1er février 1773, à Ferney
Sire,
Je vous ai remercié de vôtre porcelaine; Le Roi mon maître n’en a pas de plus belle; aussi ne m’en a t-il point envoié.
Mais je vous remercie bien plus de ce que vous m’ôtez que de ce que vous me donnez. Vous me retranchez tout net neuf années dans vôtre dernière Lettre. Jamais nôtre controlleur général n’a fait de si grands retranchements. Vôtre Majesté a eu la bonté de me faire compliment sur mon âge de soixante et dix ans. Voilà comme on trompe toujours les rois. J’en ai soixante et dix neuf s’il vous plaît, et bientôt quatre-vingt. Ainsi je ne verrai point la destruction des Turcs que je souhaittais si passionnément, parce qu’ils enferment les femmes, et qu’ils ne cultivent point les beaux arts.
Vous ne voulez donc point remplacer Thiriot Vôtre historiographe des caffés? Il s’acquittait parfaittement de cette charge; il savait par cœur tous les bons et tous les mauvais vers qu’on fesait dans Paris; c’était un homme bien nécessaire à L’état.

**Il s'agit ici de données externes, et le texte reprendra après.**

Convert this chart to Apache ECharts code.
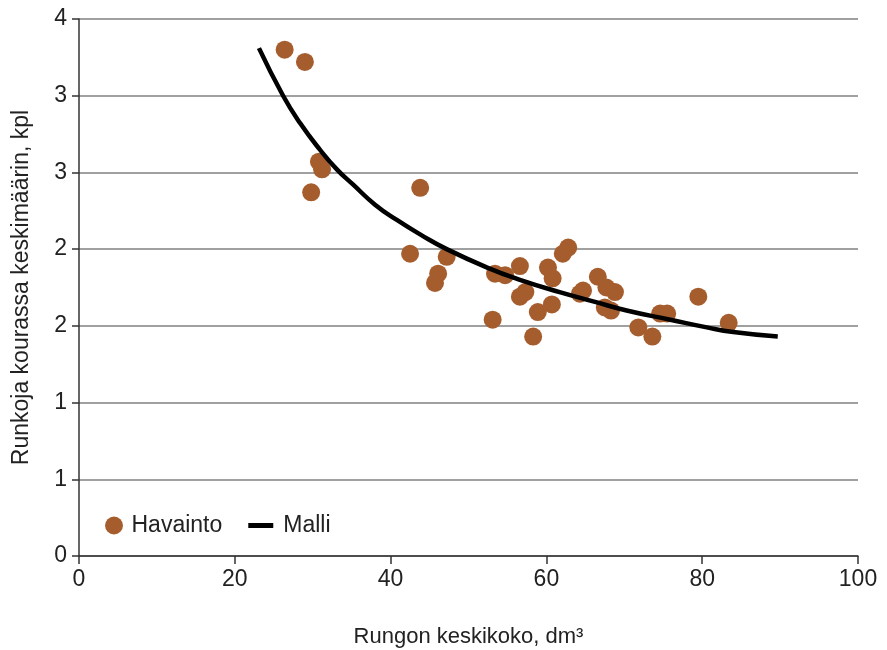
<!DOCTYPE html>
<html>
<head>
<meta charset="utf-8">
<script src="https://cdn.jsdelivr.net/npm/echarts@6/dist/echarts.min.js"></script>
<style>
  html, body { margin: 0; padding: 0; background: #ffffff; }
  #chart { width: 887px; height: 650px; }
</style>
</head>
<body>
<div id="chart"></div>
<script>
// havainnot: [rungon keskikoko dm3, runkoja kourassa kpl]
const havainto = [
  [26.4, 3.30], [29.0, 3.22], [30.8, 2.57], [31.2, 2.52], [29.8, 2.37],
  [43.8, 2.40], [42.5, 1.97], [47.2, 1.95], [46.1, 1.84], [45.7, 1.78],
  [53.1, 1.54], [53.4, 1.84], [54.7, 1.83], [56.6, 1.89], [56.6, 1.69],
  [57.3, 1.72], [58.3, 1.43], [58.9, 1.59], [60.7, 1.64], [60.2, 1.88],
  [60.8, 1.81], [62.1, 1.97], [62.8, 2.01], [64.3, 1.71], [64.7, 1.73],
  [66.6, 1.82], [67.7, 1.75], [68.8, 1.72], [67.5, 1.62], [68.3, 1.60],
  [71.8, 1.49], [73.6, 1.43], [74.6, 1.58], [75.5, 1.58], [79.5, 1.69],
  [83.4, 1.52]
]
// mallin käyrä luettuna kuvasta
const malli = [
  [23.1, 3.31], [26.2, 3.00], [28.4, 2.82], [30.9, 2.65], [33.1, 2.52],
  [35.2, 2.42], [38.0, 2.29], [40.8, 2.19], [44.0, 2.09], [47.2, 2.00],
  [52.4, 1.88], [56.6, 1.80], [61.7, 1.72], [66.0, 1.66], [70.3, 1.60],
  [75.9, 1.54], [80.6, 1.49], [84.0, 1.46], [89.7, 1.43]
]
const yTickLabels = ['0', '1', '1', '2', '2', '3', '3', '4']
const xTicks = [0, 20, 40, 60, 80, 100]

const font = 'Liberation Sans, Arial, sans-serif'
const fs = 23
let myChart = echarts.init(document.getElementById('chart'))

myChart.setOption({
  backgroundColor: '#ffffff',
  animation: false,
  textStyle: { fontFamily: font },
  grid: {
    left: 79, right: 29, top: 19, bottom: 94,
    containLabel: false, outerBoundsMode: 'none'
  },
  legend: {
    left: 100, top: 509,
    itemWidth: 25, itemHeight: 18, itemGap: 26,
    symbolKeepAspect: true,
    textStyle: { fontSize: fs, color: '#222', fontFamily: font },
    data: [
      { name: 'Havainto', icon: 'circle' },
      {
        name: 'Malli', icon: 'path://M0,0 L25,0 L25,5 L0,5 Z',
        itemStyle: { color: '#000' },
        textStyle: { padding: [0, 0, 0, 5] }
      }
    ]
  },
  xAxis: {
    type: 'value',
    min: xTicks[0], max: xTicks[xTicks.length - 1], interval: 20,
    name: 'Rungon keskikoko, dm³',
    nameLocation: 'middle', nameGap: 70,
    nameTextStyle: { fontSize: 22, color: '#222', fontFamily: font },
    axisLine: { lineStyle: { color: '#333', width: 1.5 } },
    axisTick: { show: true, length: 8, lineStyle: { color: '#333', width: 1.5 } },
    axisLabel: { fontSize: fs, color: '#222', margin: 12, fontFamily: font },
    splitLine: { show: false }
  },
  yAxis: {
    type: 'value',
    min: 0, max: 3.5, interval: 0.5,
    name: 'Runkoja kourassa keskimäärin, kpl',
    nameLocation: 'middle', nameGap: 46,
    nameTextStyle: { fontSize: fs, color: '#222', fontFamily: font },
    axisLine: { show: true, lineStyle: { color: '#333', width: 1.5 } },
    axisTick: { show: true, length: 7, lineStyle: { color: '#333', width: 1.5 } },
    axisLabel: {
      fontSize: fs, color: '#222', margin: 12, fontFamily: font,
      formatter: v => yTickLabels[Math.round(v / 0.5)]
    },
    splitLine: { show: true, lineStyle: { color: '#808080', width: 1.5 } }
  },
  series: [
    {
      name: 'Havainto',
      type: 'scatter',
      data: havainto,
      symbol: 'circle',
      symbolSize: 18,
      itemStyle: { color: '#a65d2e', opacity: 1 },
      z: 3
    },
    {
      name: 'Malli',
      type: 'line',
      data: malli,
      smooth: 0.5,
      symbol: 'none',
      lineStyle: { color: '#000', width: 4.5 },
      itemStyle: { color: '#000' },
      z: 4
    }
  ]
})
</script>
</body>
</html>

Le nouvel abbé d’Oliva après avoir ri aux dépends de ces messieurs, malgré leur Liberum veto, s’entend merveilleusement avec l’église grecque pour mettre à fin le saint œuvre de la pacification des Sarmates. Il a couru ces jours cy un bruit dans Paris, qu’il y avait une révolution en Russie; mais je me flatte que ce sont des nouvelles de caffé; j’aime trop ma Catherine.
J’aurai l’honneur d’envoier incessamment à Vôtre majesté les loix de Minos. L’ouvrage serait meilleur si je n’avais que les soixante et dix ans que vous m’accordez.

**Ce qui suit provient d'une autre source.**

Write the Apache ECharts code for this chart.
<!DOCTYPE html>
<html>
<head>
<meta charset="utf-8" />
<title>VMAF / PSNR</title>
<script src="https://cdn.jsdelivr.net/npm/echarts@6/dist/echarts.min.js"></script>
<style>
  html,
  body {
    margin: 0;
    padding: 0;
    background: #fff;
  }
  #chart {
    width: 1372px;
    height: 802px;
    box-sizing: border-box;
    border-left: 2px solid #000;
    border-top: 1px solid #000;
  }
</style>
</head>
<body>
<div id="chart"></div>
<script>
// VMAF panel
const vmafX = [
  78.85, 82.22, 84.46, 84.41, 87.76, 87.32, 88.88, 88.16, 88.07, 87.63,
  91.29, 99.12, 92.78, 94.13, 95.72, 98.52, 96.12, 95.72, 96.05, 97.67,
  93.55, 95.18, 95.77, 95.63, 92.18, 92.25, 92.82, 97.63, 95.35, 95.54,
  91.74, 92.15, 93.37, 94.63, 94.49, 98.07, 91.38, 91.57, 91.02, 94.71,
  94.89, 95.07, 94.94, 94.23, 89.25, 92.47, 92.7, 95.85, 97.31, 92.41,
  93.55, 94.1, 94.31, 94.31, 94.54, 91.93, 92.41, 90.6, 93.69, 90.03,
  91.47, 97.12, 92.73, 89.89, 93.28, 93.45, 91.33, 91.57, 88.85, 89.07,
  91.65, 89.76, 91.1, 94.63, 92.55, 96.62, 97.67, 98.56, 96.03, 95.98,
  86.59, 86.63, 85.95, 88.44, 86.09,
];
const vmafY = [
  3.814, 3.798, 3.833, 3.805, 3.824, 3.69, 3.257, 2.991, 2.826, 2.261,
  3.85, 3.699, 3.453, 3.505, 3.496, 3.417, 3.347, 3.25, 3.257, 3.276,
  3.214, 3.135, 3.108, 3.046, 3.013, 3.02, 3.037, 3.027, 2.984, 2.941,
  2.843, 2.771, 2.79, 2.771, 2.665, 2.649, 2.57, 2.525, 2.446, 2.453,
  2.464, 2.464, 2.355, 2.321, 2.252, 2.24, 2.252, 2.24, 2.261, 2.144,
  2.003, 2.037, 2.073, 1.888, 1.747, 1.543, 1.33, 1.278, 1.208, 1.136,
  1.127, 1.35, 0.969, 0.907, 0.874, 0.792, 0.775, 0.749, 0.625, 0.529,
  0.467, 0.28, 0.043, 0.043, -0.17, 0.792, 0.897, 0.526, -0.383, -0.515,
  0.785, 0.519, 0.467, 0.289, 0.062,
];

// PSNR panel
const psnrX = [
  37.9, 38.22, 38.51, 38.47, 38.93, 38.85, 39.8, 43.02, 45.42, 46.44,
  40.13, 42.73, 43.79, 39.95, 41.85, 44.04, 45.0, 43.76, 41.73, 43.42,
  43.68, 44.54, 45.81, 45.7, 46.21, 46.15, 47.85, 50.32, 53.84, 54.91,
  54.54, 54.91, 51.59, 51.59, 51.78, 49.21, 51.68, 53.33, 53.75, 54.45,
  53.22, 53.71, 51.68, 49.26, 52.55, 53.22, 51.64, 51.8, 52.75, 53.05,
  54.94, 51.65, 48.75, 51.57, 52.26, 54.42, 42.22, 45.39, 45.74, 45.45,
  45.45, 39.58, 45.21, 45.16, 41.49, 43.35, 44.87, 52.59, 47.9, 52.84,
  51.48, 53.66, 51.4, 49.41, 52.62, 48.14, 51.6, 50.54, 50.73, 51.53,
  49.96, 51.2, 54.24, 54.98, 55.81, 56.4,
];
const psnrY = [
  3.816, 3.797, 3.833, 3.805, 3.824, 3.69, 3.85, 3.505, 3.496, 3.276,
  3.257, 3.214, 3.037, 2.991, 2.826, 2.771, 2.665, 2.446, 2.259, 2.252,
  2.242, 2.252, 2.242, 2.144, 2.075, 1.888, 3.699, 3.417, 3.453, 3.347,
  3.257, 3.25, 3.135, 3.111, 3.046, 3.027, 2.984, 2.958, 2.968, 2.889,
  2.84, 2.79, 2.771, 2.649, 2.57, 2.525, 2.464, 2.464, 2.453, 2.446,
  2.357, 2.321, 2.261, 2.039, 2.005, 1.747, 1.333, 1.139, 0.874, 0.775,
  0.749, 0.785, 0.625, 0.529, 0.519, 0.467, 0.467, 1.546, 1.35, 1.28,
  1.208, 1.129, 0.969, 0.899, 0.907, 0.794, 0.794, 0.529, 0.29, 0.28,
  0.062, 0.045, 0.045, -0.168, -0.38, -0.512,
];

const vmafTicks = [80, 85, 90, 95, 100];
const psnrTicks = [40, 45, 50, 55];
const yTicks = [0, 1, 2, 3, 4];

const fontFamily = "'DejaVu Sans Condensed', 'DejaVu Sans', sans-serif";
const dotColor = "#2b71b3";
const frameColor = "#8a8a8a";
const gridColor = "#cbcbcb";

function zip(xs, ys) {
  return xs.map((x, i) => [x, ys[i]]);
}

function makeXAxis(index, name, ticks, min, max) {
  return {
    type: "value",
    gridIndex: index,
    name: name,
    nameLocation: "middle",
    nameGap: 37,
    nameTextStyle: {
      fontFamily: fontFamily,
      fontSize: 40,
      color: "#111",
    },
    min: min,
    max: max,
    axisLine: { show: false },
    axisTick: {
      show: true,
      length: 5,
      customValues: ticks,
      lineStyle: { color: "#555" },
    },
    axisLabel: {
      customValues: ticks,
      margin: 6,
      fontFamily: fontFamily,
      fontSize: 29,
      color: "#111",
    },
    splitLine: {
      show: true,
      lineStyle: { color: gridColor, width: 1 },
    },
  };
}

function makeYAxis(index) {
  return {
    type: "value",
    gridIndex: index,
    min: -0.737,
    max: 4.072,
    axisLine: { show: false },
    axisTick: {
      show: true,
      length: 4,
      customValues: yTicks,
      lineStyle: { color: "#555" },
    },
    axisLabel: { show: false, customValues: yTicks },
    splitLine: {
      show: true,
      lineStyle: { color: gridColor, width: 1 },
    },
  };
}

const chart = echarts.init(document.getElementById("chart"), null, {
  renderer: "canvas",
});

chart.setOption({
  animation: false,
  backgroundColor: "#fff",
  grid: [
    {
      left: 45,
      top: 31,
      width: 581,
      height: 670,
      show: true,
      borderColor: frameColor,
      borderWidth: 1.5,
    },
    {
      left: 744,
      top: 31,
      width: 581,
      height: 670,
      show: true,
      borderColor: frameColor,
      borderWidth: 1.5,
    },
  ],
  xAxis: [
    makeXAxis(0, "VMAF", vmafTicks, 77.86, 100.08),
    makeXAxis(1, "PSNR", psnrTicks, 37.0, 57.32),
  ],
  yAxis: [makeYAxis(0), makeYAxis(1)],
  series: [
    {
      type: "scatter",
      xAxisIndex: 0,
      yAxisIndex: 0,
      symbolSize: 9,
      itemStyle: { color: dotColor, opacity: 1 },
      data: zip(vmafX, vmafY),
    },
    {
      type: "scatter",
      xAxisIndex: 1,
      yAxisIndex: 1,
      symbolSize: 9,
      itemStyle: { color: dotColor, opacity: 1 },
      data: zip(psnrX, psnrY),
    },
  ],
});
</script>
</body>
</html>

Ce Morival dont j’ai eu l’honneur de vous parler est depuis sept ou huit ans à vôtre service; je ne sais pas le nom de son régiment, mais il est à Vesel.

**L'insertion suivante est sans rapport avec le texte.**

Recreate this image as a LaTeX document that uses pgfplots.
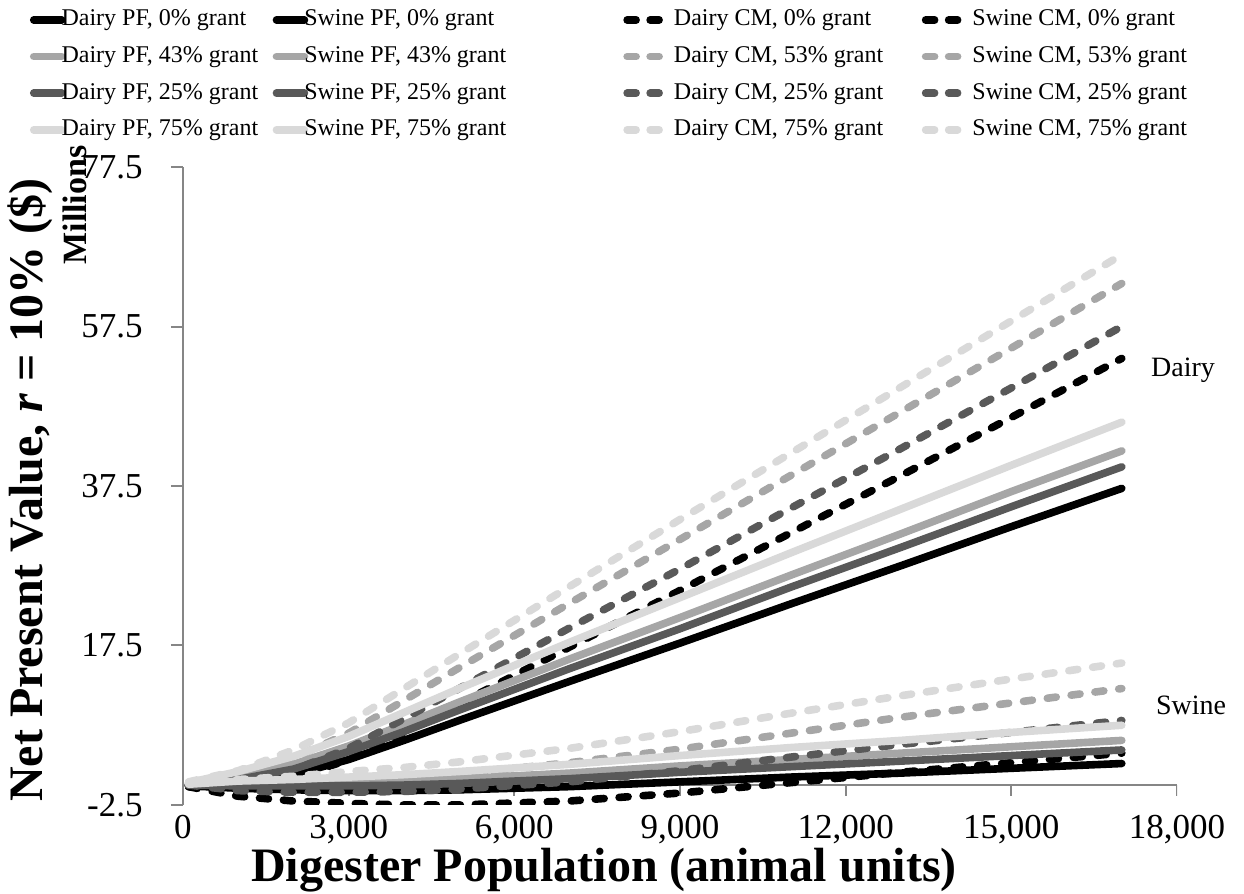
\documentclass[border=0pt]{standalone}
\usepackage{fontspec}
\setmainfont{Liberation Serif}
\usepackage{pgfplots}
\pgfplotsset{compat=1.18}
\usepackage{pgfplotstable}

\definecolor{c0}{HTML}{000000}
\definecolor{c25}{HTML}{595959}
\definecolor{c43}{HTML}{A6A6A6}
\definecolor{c75}{HTML}{D9D9D9}
\definecolor{axc}{HTML}{868686}

\pgfplotstableread{
x     PF0   PF25  PF43  PF75  CM0   CM25  CM53  CM75
100   -0.1  0.0   0.1   0.3   -0.2  0.0   0.2   0.4
1000  0.2   0.7   1.1   1.7   -0.6  0.1   1.1   1.8
2000  1.3   2.0   2.6   3.6   0.8   1.9   3.4   4.4
3000  3.2   4.2   4.9   6.1   3.2   4.6   6.5   7.8
4000  5.6   6.7   7.6   9.1   6.6   8.3   10.6  12.1
5000  8.1   9.4   10.4  12.1  10.2  12.1  14.7  16.4
7000  13.0  14.6  15.8  17.9  17.3  19.7  22.8  24.9
9000  17.8  19.6  21.0  23.5  24.4  27.1  30.8  33.3
11000 22.7  24.8  26.3  29.1  31.6  34.7  38.8  41.6
13000 27.5  29.8  31.5  34.6  38.8  42.2  46.8  49.9
15000 32.4  34.9  36.8  40.1  46.1  49.8  54.8  58.2
17000 37.2  39.9  41.9  45.5  53.5  57.5  62.9  66.5
}\dairy

\pgfplotstableread{
x     PF0   PF25  PF43  PF75  CM0   CM25  CM53  CM75
100   -0.1  0.0   0.0   0.1   -0.2  0.0   0.2   0.3
1000  -0.4  -0.1  0.1   0.5   -1.4  -0.7  0.1   0.7
2000  -0.6  -0.1  0.2   0.7   -2.0  -0.9  0.2   1.1
3000  -0.7  -0.1  0.3   1.0   -2.3  -0.9  0.6   1.7
4000  -0.7  0.0   0.5   1.3   -2.5  -0.8  0.9   2.2
5000  -0.6  0.2   0.8   1.7   -2.5  -0.5  1.4   2.9
7000  -0.2  0.8   1.5   2.6   -2.0  0.4   2.8   4.6
9000  0.4   1.6   2.4   3.7   -1.0  1.8   4.5   6.7
11000 1.0   2.3   3.2   4.7   0.3   3.5   6.5   9.0
13000 1.5   3.0   4.0   5.6   1.6   5.1   8.5   11.2
15000 2.1   3.7   4.8   6.6   2.8   6.6   10.3  13.3
17000 2.7   4.4   5.6   7.5   4.0   8.1   12.1  15.3
}\swine

\pgfplotsset{
  sline/.style={solid, line width=3.8pt, line cap=round, line join=round,
    legend image code/.code={\path (0pt,0pt) (14pt,0pt);
      \draw[##1,line cap=round,overlay] (2pt,0pt) -- (16pt,0pt);}},
  dline/.style={line width=3.8pt, line cap=round, line join=round,
    dash pattern=on 4.5pt off 7.5pt,
    legend image code/.code={\path (0pt,0pt) (23.5pt,0pt);
      \draw[##1,solid,line cap=round] (2pt,0pt) -- (6.5pt,0pt);
      \draw[##1,solid,line cap=round] (13.5pt,0pt) -- (18pt,0pt);}},
}

\begin{document}
\begin{tikzpicture}
\useasboundingbox (0,0) rectangle (622pt,447pt);
\begin{axis}[
  at={(91.5pt,44.5pt)}, anchor=south west,
  scale only axis, width=497pt, height=319pt,
  xmin=0, xmax=18000, ymin=-2.5, ymax=77.5,
  scaled x ticks=false, scaled y ticks=false,
  xtick={0,3000,6000,9000,12000,15000,18000},
  xticklabels={0,{3,000},{6,000},{9,000},{12,000},{15,000},{18,000}},
  ytick={-2.5,17.5,37.5,57.5,77.5},
  yticklabels={-2.5,17.5,37.5,57.5,77.5},
  axis y line*=left, axis x line*=bottom,
  x axis line style={draw=none},
  y axis line style={axc, line width=1pt},
  tick align=outside, major tick length=6pt,
  major x tick style={draw=none},
  major y tick style={axc, line width=1pt},
  ticklabel style={font=\fontsize{17.5}{21}\selectfont},
  xticklabel style={anchor=north, inner sep=0pt, yshift=1pt},
  yticklabel style={anchor=east, inner sep=0pt, xshift=-14pt},
  legend columns=4,
  legend cell align=left,
  legend style={draw=none, fill=none, at={(-0.158,1.2493)}, anchor=north west,
    inner sep=0pt, outer sep=0pt, font=\fontsize{12}{14}\selectfont,
    /tikz/column sep=0pt, /tikz/row sep=6.3pt,
    nodes={inner sep=0pt, text height=9pt, text depth=3pt, anchor=west},
    /tikz/column 2/.style={column sep=5.2pt},
    /tikz/column 4/.style={column sep=56.5pt},
    /tikz/column 6/.style={column sep=17.3pt}},
]
\draw[axc, line width=1pt] (axis cs:0,0) -- (axis cs:18000,0);
\pgfplotsinvokeforeach{0,3000,6000,9000,12000,15000,18000}{
  \draw[axc, line width=1pt] (axis cs:#1,0) -- ([yshift=-5.5pt]axis cs:#1,0);}

\addplot[sline, c0] table[x=x, y=PF0] {\dairy};
\addlegendentry{Dairy PF, 0\% grant}
\addplot[sline, c0] table[x=x, y=PF0] {\swine};
\addlegendentry{Swine PF, 0\% grant}
\addplot[dline, c0] table[x=x, y=CM0] {\dairy};
\addlegendentry{Dairy CM, 0\% grant}
\addplot[dline, c0] table[x=x, y=CM0] {\swine};
\addlegendentry{Swine CM, 0\% grant}

\addplot[sline, c43] table[x=x, y=PF43] {\dairy};
\addlegendentry{Dairy PF, 43\% grant}
\addplot[sline, c43] table[x=x, y=PF43] {\swine};
\addlegendentry{Swine PF, 43\% grant}
\addplot[dline, c43] table[x=x, y=CM53] {\dairy};
\addlegendentry{Dairy CM, 53\% grant}
\addplot[dline, c43] table[x=x, y=CM53] {\swine};
\addlegendentry{Swine CM, 53\% grant}

\addplot[sline, c25] table[x=x, y=PF25] {\dairy};
\addlegendentry{Dairy PF, 25\% grant}
\addplot[sline, c25] table[x=x, y=PF25] {\swine};
\addlegendentry{Swine PF, 25\% grant}
\addplot[dline, c25] table[x=x, y=CM25] {\dairy};
\addlegendentry{Dairy CM, 25\% grant}
\addplot[dline, c25] table[x=x, y=CM25] {\swine};
\addlegendentry{Swine CM, 25\% grant}

\addplot[sline, c75] table[x=x, y=PF75] {\dairy};
\addlegendentry{Dairy PF, 75\% grant}
\addplot[sline, c75] table[x=x, y=PF75] {\swine};
\addlegendentry{Swine PF, 75\% grant}
\addplot[dline, c75] table[x=x, y=CM75] {\dairy};
\addlegendentry{Dairy CM, 75\% grant}
\addplot[dline, c75] table[x=x, y=CM75] {\swine};
\addlegendentry{Swine CM, 75\% grant}
\end{axis}
\node[rotate=90, inner sep=0pt, font=\bfseries\fontsize{24}{28}\selectfont] at (15pt,202pt)
  {Net Present Value, \textit{r} = 10\% (\$)};
\node[rotate=90, inner sep=0pt, font=\bfseries\fontsize{17}{20}\selectfont] at (37.5pt,344.5pt) {Millions};
\node[inner sep=0pt, font=\bfseries\fontsize{24}{28}\selectfont] at (302pt,12pt) {Digester Population (animal units)};
\node[font=\fontsize{14}{17}\selectfont] at (591.5pt,262pt) {Dairy};
\node[font=\fontsize{14}{17}\selectfont] at (595.5pt,94.5pt) {Swine};
\end{tikzpicture}
\end{document}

Voilà toute vôtre auguste famille mariée. On dit Madame la Landgrave très belle. Monsieur le prince de Virtemberg est dans nôtre voisinage avec neuf enfans dont quelques uns seront un jour sous vos ordres à la tête de vos armées.
Conservez moi, sire, vos bontés qui font la consolation de ma vie, et avec lesquelles je descendrai au tombeau très allègrement.